Personal information
- Full name: Frederick John Ohlson
- Born: 29 June 1865 Auckland, New Zealand
- Died: 20 May 1942 (aged 76) Epsom, Auckland, New Zealand
- Nickname: Curly
- Role: Batsman

Domestic team information
- 1894/95–1902/03: Auckland

Career statistics
| Competition | First-class |
| Matches | 11 |
| Runs scored | 209 |
| Batting average | 13.06 |
| 100s/50s | 0/1 |
| Top score | 59* |
| Catches/stumpings | 5/– |
- Source: ESPNcricinfo, 19 June 2016

= Frederick Ohlson =

New Zealand cricketer

Frederick John Ohlson (29 June 1865 – 20 May 1942) was a New Zealand cricketer.
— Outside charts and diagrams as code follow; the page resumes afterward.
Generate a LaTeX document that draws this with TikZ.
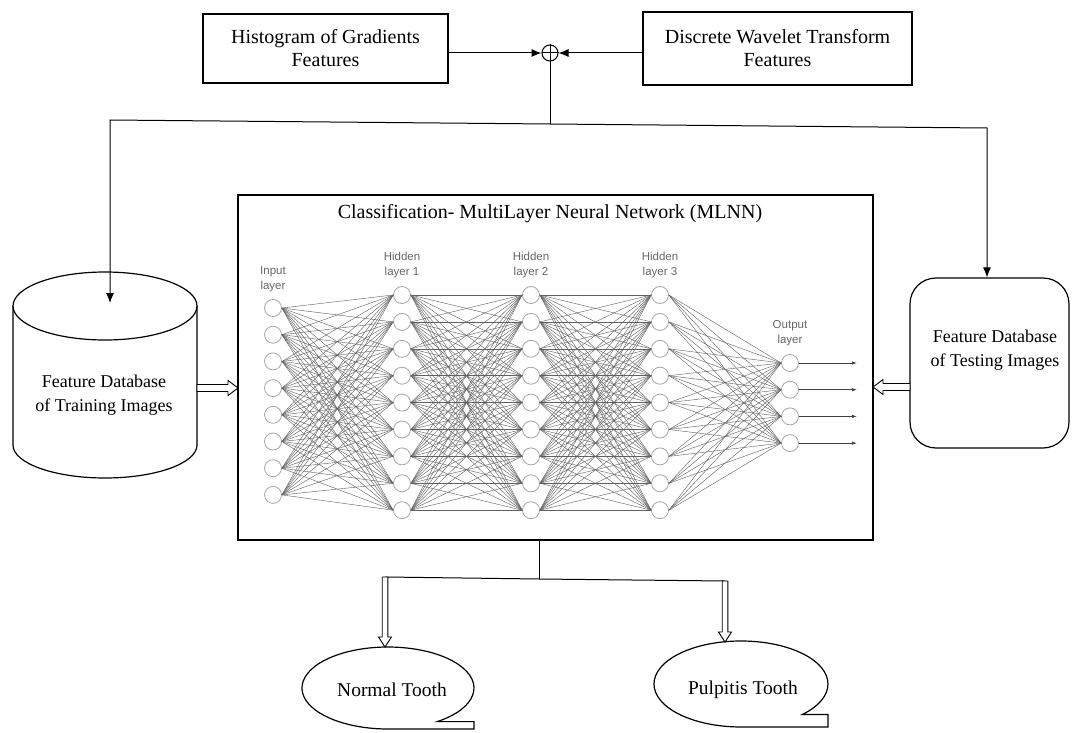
\documentclass[tikz,border=0pt]{standalone}
\usepackage{fontspec}
\setmainfont{Liberation Serif}
\newfontfamily\nnfont{Liberation Sans}
\usetikzlibrary{calc,arrows.meta}
\begin{document}
\begin{tikzpicture}[x=1pt,y=-1pt,
  box/.style={draw, line width=1.2pt, align=center, inner sep=0pt},
  lbl/.style={align=center, font=\rmfamily\fontsize{20}{23}\selectfont},
  dblbl/.style={align=center, font=\rmfamily\fontsize{18}{24}\selectfont},
  conn/.style={line width=1pt},
  arr/.style={-{Latex[length=10pt,width=8pt]}},
  nn/.style={circle, draw=gray!70, fill=white, line width=0.8pt, minimum size=17pt, inner sep=0pt},
  nnedge/.style={draw=black!62, line width=0.42pt},
  nnlbl/.style={align=center, font=\nnfont\fontsize{11.5}{15.5}\selectfont, text=black!60},
  blockarrow/.style 2 args={draw, fill=white, line width=0.9pt, line join=miter,
    to path={
      ($(\tikztostart)!#1pt!90:(\tikztotarget)$) --
      ($(\tikztotarget)!10pt!(\tikztostart)!#1pt!-90:(\tikztostart)$) --
      ($(\tikztotarget)!10pt!(\tikztostart)!#2pt!-90:(\tikztostart)$) --
      (\tikztotarget) --
      ($(\tikztotarget)!10pt!(\tikztostart)!#2pt!90:(\tikztostart)$) --
      ($(\tikztotarget)!10pt!(\tikztostart)!#1pt!90:(\tikztostart)$) --
      ($(\tikztostart)!#1pt!-90:(\tikztotarget)$) -- cycle}}
]
\useasboundingbox (0,0) rectangle (1072,733);

% top feature boxes
\node[box, lbl, minimum width=245pt, minimum height=69pt] (hog) at (325.5,48.5) {Histogram of Gradients\\Features};
\node[box, lbl, minimum width=269pt, minimum height=73pt] (dwt) at (777.5,48.5) {Discrete Wavelet Transform\\Features};

% oplus
\node[circle, draw, line width=1pt, minimum size=16pt, inner sep=0pt] (ox) at (550,53) {};
\draw[line width=1pt] (ox.north) -- (ox.south) (ox.west) -- (ox.east);
\draw[conn, arr] (hog.east |- ox.west) -- (ox.west);
\draw[conn, arr] (dwt.west |- ox.east) -- (ox.east);

% training database (cylinder)
\draw[line width=1.2pt] (13,306) -- (13,445) arc[start angle=180, end angle=0, x radius=92, y radius=33] -- (197,306);
\draw[line width=1.2pt] (105,306) ellipse[x radius=92, y radius=34];
\node[minimum width=184pt, minimum height=206pt, inner sep=0pt] (train) at (105,375) {};
\node[dblbl] (traintxt) at (104,395) {Feature Database\\of Training Images};
\coordinate (trainTop) at (110,303);

% testing database
\node[draw, line width=1.2pt, rounded corners=26pt, minimum width=159pt, minimum height=170pt] (test) at (989.5,363) {};
\node[dblbl] (testtxt) at (995,350) {Feature Database\\of Testing Images};

% distribution lines
\coordinate (J) at (550,124);
\coordinate (L) at (110,120);
\coordinate (R) at (987,128);
\draw[conn] (ox.south) -- (J);
\draw[conn, arr] (J) -- (L) -- (trainTop);
\draw[conn, arr] (J) -- (R) -- (R |- test.north);

% classification box
\node[draw, line width=1.2pt, minimum width=635pt, minimum height=345pt] (mlnn) at (555.5,367.5) {};
\node[font=\rmfamily\fontsize{20}{23}\selectfont] (title) at (550,214) {Classification- MultiLayer Neural Network (MLNN)};

% neural network
\foreach \i in {0,...,7} \node[nn] (n0-\i) at (273,{308+26.7*\i}) {};
\foreach \l/\x in {1/402,2/531,3/660} {
  \foreach \i in {0,...,8} \node[nn] (n\l-\i) at (\x,{295+26.9*\i}) {};
}
\foreach \i in {0,...,3} \node[nn] (n4-\i) at (790,{363+26.7*\i}) {};
\foreach \i in {0,...,7} \foreach \j in {0,...,8} \draw[nnedge] (n0-\i.east) -- (n1-\j.west);
\foreach \a/\b in {1/2,2/3} {
  \foreach \i in {0,...,8} \foreach \j in {0,...,8} \draw[nnedge] (n\a-\i.east) -- (n\b-\j.west);
}
\foreach \i in {0,...,8} \foreach \j in {0,...,3} \draw[nnedge] (n3-\i.east) -- (n4-\j.west);
\foreach \i in {0,...,3} \draw[line width=0.7pt, black!75, -{Latex[length=5pt,width=3.5pt]}] (n4-\i.east) -- ++(58,0);
\node[nnlbl] (lin) at (273,279) {Input\\layer};
\node[nnlbl] (lh1) at (402,265) {Hidden\\layer 1};
\node[nnlbl] (lh2) at (531,265) {Hidden\\layer 2};
\node[nnlbl] (lh3) at (660,265) {Hidden\\layer 3};
\node[nnlbl] (lout) at (790,333) {Output\\layer};

% side block arrows
\coordinate (a1) at (197,388);
\coordinate (a1e) at (238,388);
\path[blockarrow={3.5}{7.5}] (a1) to (a1e);
\coordinate (a2) at (910,387);
\coordinate (a2e) at (873,387);
\path[blockarrow={3.5}{7.5}] (a2) to (a2e);

% outputs
\node[font=\rmfamily\fontsize{19.5}{23}\selectfont] (nt) at (392,690) {Normal Tooth};
\node[font=\rmfamily\fontsize{19.5}{23}\selectfont] (pt) at (743,690) {Pulpitis Tooth};
\draw[line width=1.2pt] (437.3,721.6) arc[start angle=55, end angle=-270, x radius=86, y radius=41] -- (474,729) -- (474,721.6) -- cycle;
\draw[line width=1.2pt] (802.5,714.4) arc[start angle=45, end angle=-270, x radius=87, y radius=43] -- (828,727) -- (828,714.4) -- cycle;

\coordinate (bj) at (539,579);
\coordinate (bl) at (385,577);
\coordinate (br) at (725,581);
\coordinate (blT) at (385,647);
\coordinate (brT) at (725,642);
\draw[conn] (bj |- mlnn.south) -- (bj);
\draw[conn] (bl) -- (bj) -- (br);
\path[blockarrow={2.8}{6.5}] (bl) to (blT);
\path[blockarrow={2.8}{6.5}] (br) to (brT);
\end{tikzpicture}
\end{document}
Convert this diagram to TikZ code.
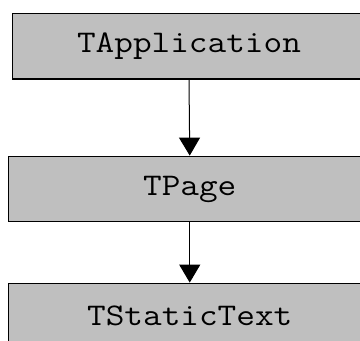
\documentclass[tikz,border=0pt]{standalone}
\usepackage{fontspec}
\setmonofont{Latin Modern Mono}[FakeStretch=1.15]
\usetikzlibrary{
    arrows.meta,
    positioning
}
\tikzset{
    % Colors
    box fill/.style={fill=black!25},
    %
    % Class boxes
    class box/.style={box fill,draw=black,line width=1.3pt,rectangle,
        minimum height=65.5pt,inner sep=0pt,
        font=\fontsize{31.5pt}{34pt}\selectfont\ttfamily},
    %
    % Arrows
    arrow tip/.tip={Triangle[width=21pt,length=18pt]},
    arr/.style={-{arrow tip},line width=1pt},
}

\begin{document}
\begin{tikzpicture}[x=1pt,y=1pt]
        \useasboundingbox (0,0) rectangle (360,-341);
        \clip (0,0) rectangle (360,-341);
        \node[class box,minimum width=353pt] (TApplication) at (189,-46.25) {TApplication};
        \node[class box,minimum width=362.5pt] (TPage) at (189.75,-189) {TPage};
        \node[class box,minimum width=362.5pt] (TStaticText) at (189.75,-316) {TStaticText};
        \draw[arr] (TApplication.south) -- (TPage.north);
        \draw[arr] (TPage.south) -- (TStaticText.north);
    \end{tikzpicture}
\end{document}
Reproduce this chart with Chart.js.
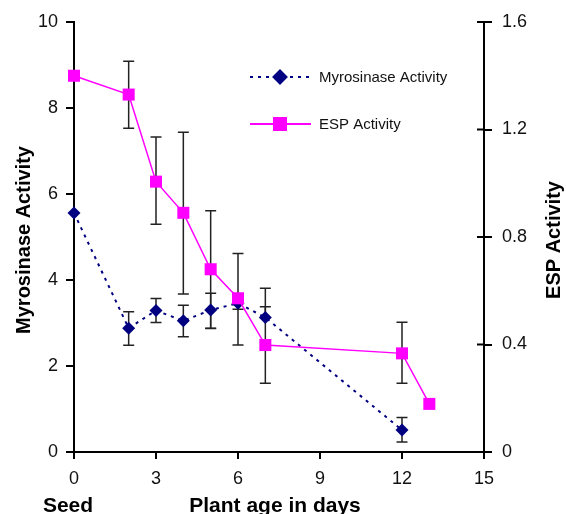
<!DOCTYPE html>
<html>
<head>
<meta charset="utf-8">
<script src="https://cdn.jsdelivr.net/npm/chart.js@4.4.0/dist/chart.umd.min.js"></script>
<style>
  html, body { margin: 0; padding: 0; background: #fff; }
  #wrap { position: relative; width: 566px; height: 514px; }
</style>
</head>
<body>
<div id="wrap"><canvas id="c" width="566" height="514"></canvas></div>
<script>
// ---- Data ----
const myroDays  = [0, 2, 3, 4, 5, 6, 7, 12];
const myroValue = [5.56, 2.88, 3.29, 3.05, 3.30, 3.46, 3.13, 0.51];
const myroHigh  = [null, 3.26, 3.57, 3.41, 3.69, 3.60, 3.38, 0.80];
const myroLow   = [null, 2.48, 3.01, 2.68, 2.88, 3.32, null, 0.23];

const espDays   = [0, 2, 3, 4, 5, 6, 7, 12, 13];
const espValue  = [1.40, 1.33, 1.006, 0.89, 0.68, 0.572, 0.398, 0.367, 0.179];
const espHigh   = [null, 1.454, 1.172, 1.19, 0.898, 0.739, 0.609, 0.483, null];
const espLow    = [null, 1.205, 0.847, 0.588, 0.46, 0.398, 0.256, 0.256, null];

const xTicks     = [0, 3, 6, 9, 12, 15];
const leftTicks  = [0, 2, 4, 6, 8, 10];
const rightTicks = [0, 0.4, 0.8, 1.2, 1.6];

const seriesNames = ['Myrosinase Activity', 'ESP Activity'];
const leftTitle  = 'Myrosinase Activity';
const rightTitle = 'ESP Activity';
const xTitle     = 'Plant age in days';
const xSubLabel  = 'Seed';

// ---- Styling ----
const NAVY = '#000080';
const MAGENTA = '#FF00FF';
const FONT = '"Liberation Sans", Arial, sans-serif';

const toPts = (xs, ys) => xs.map((x, i) => ({ x: x, y: ys[i] }));

const errorBars = {
  id: 'errorBars',
  beforeDatasetsDraw(chart) {
    const ctx = chart.ctx;
    ctx.save();
    ctx.strokeStyle = '#222';
    ctx.lineWidth = 1.5;
    chart.data.datasets.forEach((ds) => {
      const xs = chart.scales.x;
      const ys = chart.scales[ds.yAxisID];
      ds.data.forEach((p, i) => {
        const hi = ds.errHigh[i], lo = ds.errLow[i];
        if (hi == null && lo == null) return;
        const px = xs.getPixelForValue(p.x);
        const py = ys.getPixelForValue(p.y);
        const top = hi != null ? ys.getPixelForValue(hi) : py;
        const bot = lo != null ? ys.getPixelForValue(lo) : py;
        ctx.beginPath();
        ctx.moveTo(px, top); ctx.lineTo(px, bot);
        if (hi != null) { ctx.moveTo(px - 5.5, top); ctx.lineTo(px + 5.5, top); }
        if (lo != null) { ctx.moveTo(px - 5.5, bot); ctx.lineTo(px + 5.5, bot); }
        ctx.stroke();
      });
    });
    ctx.restore();
  }
};

const decorations = {
  id: 'decorations',
  afterDraw(chart) {
    const ctx = chart.ctx;
    const y1 = chart.scales.y1;
    ctx.save();
    // inner half of right-axis tick marks
    ctx.strokeStyle = '#000';
    ctx.lineWidth = 2;
    rightTicks.forEach(v => {
      const py = y1.getPixelForValue(v);
      ctx.beginPath(); ctx.moveTo(y1.left - 7, py); ctx.lineTo(y1.left, py); ctx.stroke();
    });
    // axis titles
    ctx.fillStyle = '#000';
    ctx.font = 'bold 20px ' + FONT;
    ctx.textAlign = 'center';
    ctx.textBaseline = 'middle';
    ctx.save();
    ctx.translate(24, 240);
    ctx.rotate(-Math.PI / 2);
    ctx.fillText(leftTitle, 0, 0);
    ctx.restore();
    ctx.save();
    ctx.translate(554, 240);
    ctx.rotate(-Math.PI / 2);
    ctx.fillText(rightTitle, 0, 0);
    ctx.restore();
    ctx.font = 'bold 21px ' + FONT;
    ctx.textBaseline = 'alphabetic';
    ctx.fillText(xSubLabel, 68, 512);
    ctx.fillText(xTitle, 275, 512);

    // legend
    const items = [
      { y: 77, color: NAVY, dash: [3, 5], style: 'rectRot', r: 6.5 },
      { y: 124, color: MAGENTA, dash: [], style: 'rect', r: 8.5 }
    ];
    ctx.font = '15px ' + FONT;
    ctx.textAlign = 'left';
    ctx.textBaseline = 'middle';
    items.forEach((it, i) => {
      ctx.strokeStyle = it.color;
      ctx.lineWidth = 2;
      ctx.setLineDash(it.dash);
      ctx.beginPath(); ctx.moveTo(250, it.y); ctx.lineTo(311, it.y); ctx.stroke();
      ctx.setLineDash([]);
      ctx.fillStyle = it.color;
      Chart.helpers.drawPoint(ctx, { pointStyle: it.style, radius: it.r, borderWidth: 1, rotation: 0 }, 280, it.y);
      ctx.fill();
      ctx.fillStyle = '#111';
      ctx.fillText(seriesNames[i], 319, it.y + 1);
    });
    ctx.restore();
  }
};

const tickFont = { family: FONT, size: 18 };

new Chart(document.getElementById('c'), {
  type: 'scatter',
  data: {
    datasets: [
      {
        label: seriesNames[1],
        data: toPts(espDays, espValue),
        errHigh: espHigh, errLow: espLow,
        yAxisID: 'y1',
        showLine: true,
        clip: false,
        borderColor: MAGENTA,
        backgroundColor: MAGENTA,
        borderWidth: 1.5,
        pointStyle: 'rect',
        pointRadius: 8.5,
        pointHoverRadius: 8.5,
        pointBorderWidth: 0,
        order: 0
      },
      {
        label: seriesNames[0],
        data: toPts(myroDays, myroValue),
        errHigh: myroHigh, errLow: myroLow,
        yAxisID: 'y',
        showLine: true,
        clip: false,
        borderColor: NAVY,
        backgroundColor: NAVY,
        borderWidth: 2,
        borderDash: [3, 5],
        pointStyle: 'rectRot',
        pointRadius: 6.5,
        pointHoverRadius: 6.5,
        pointBorderWidth: 0,
        order: 1
      }
    ]
  },
  options: {
    responsive: false,
    animation: false,
    events: [],
    layout: { padding: { top: 22, left: 0, right: 0, bottom: 0 } },
    plugins: { legend: { display: false }, tooltip: { enabled: false } },
    scales: {
      x: {
        type: 'linear', min: 0, max: 15,
        afterBuildTicks: (s) => { s.ticks = xTicks.map(v => ({ value: v })); },
        afterFit: (s) => { s.height = 62; },
        ticks: { font: tickFont, color: '#111', padding: 9, maxRotation: 0 },
        grid: { display: true, drawOnChartArea: false, drawTicks: true, tickLength: 7, color: '#000', lineWidth: 2 },
        border: { display: true, color: '#000', width: 2 }
      },
      y: {
        type: 'linear', position: 'left', min: 0, max: 10,
        afterBuildTicks: (s) => { s.ticks = leftTicks.map(v => ({ value: v })); },
        afterFit: (s) => { s.width = 74; },
        ticks: { font: tickFont, color: '#111', padding: 8 },
        grid: { display: true, drawOnChartArea: false, drawTicks: true, tickLength: 8, color: '#000', lineWidth: 2 },
        border: { display: true, color: '#000', width: 2 }
      },
      y1: {
        type: 'linear', position: 'right', min: 0, max: 1.6,
        afterBuildTicks: (s) => { s.ticks = rightTicks.map(v => ({ value: v })); },
        afterFit: (s) => { s.width = 82; },
        ticks: { font: tickFont, color: '#111', padding: 10, callback: (v) => (v === 0 ? '0' : v.toFixed(1)) },
        grid: { display: true, drawOnChartArea: false, drawTicks: true, tickLength: 8, color: '#000', lineWidth: 2 },
        border: { display: true, color: '#000', width: 2 }
      }
    }
  },
  plugins: [errorBars, decorations]
});
</script>
</body>
</html>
He played eleven first-class matches for Auckland between 1894 and 1903.

A middle-order batsman, Ohlson's highest first-class score was 59 not out, which was also Auckland's highest score in the drawn match against the touring New South Wales team in January 1896.

After his playing career, Ohlson became a prominent administrator of cricket in Auckland. He also administered rugby union after a successful career in the game, in which he represented Auckland. He also coached tennis, and was a life member of 11 sporting organisations.

Ohlson worked as a schoolteacher in and around Auckland, finishing his career by serving as headmaster at Maungawhau School in Mount Eden for 15 years. He died at his home in the Auckland suburb of Epsom in May 1942, aged 76, leaving his wife Janet and their four sons.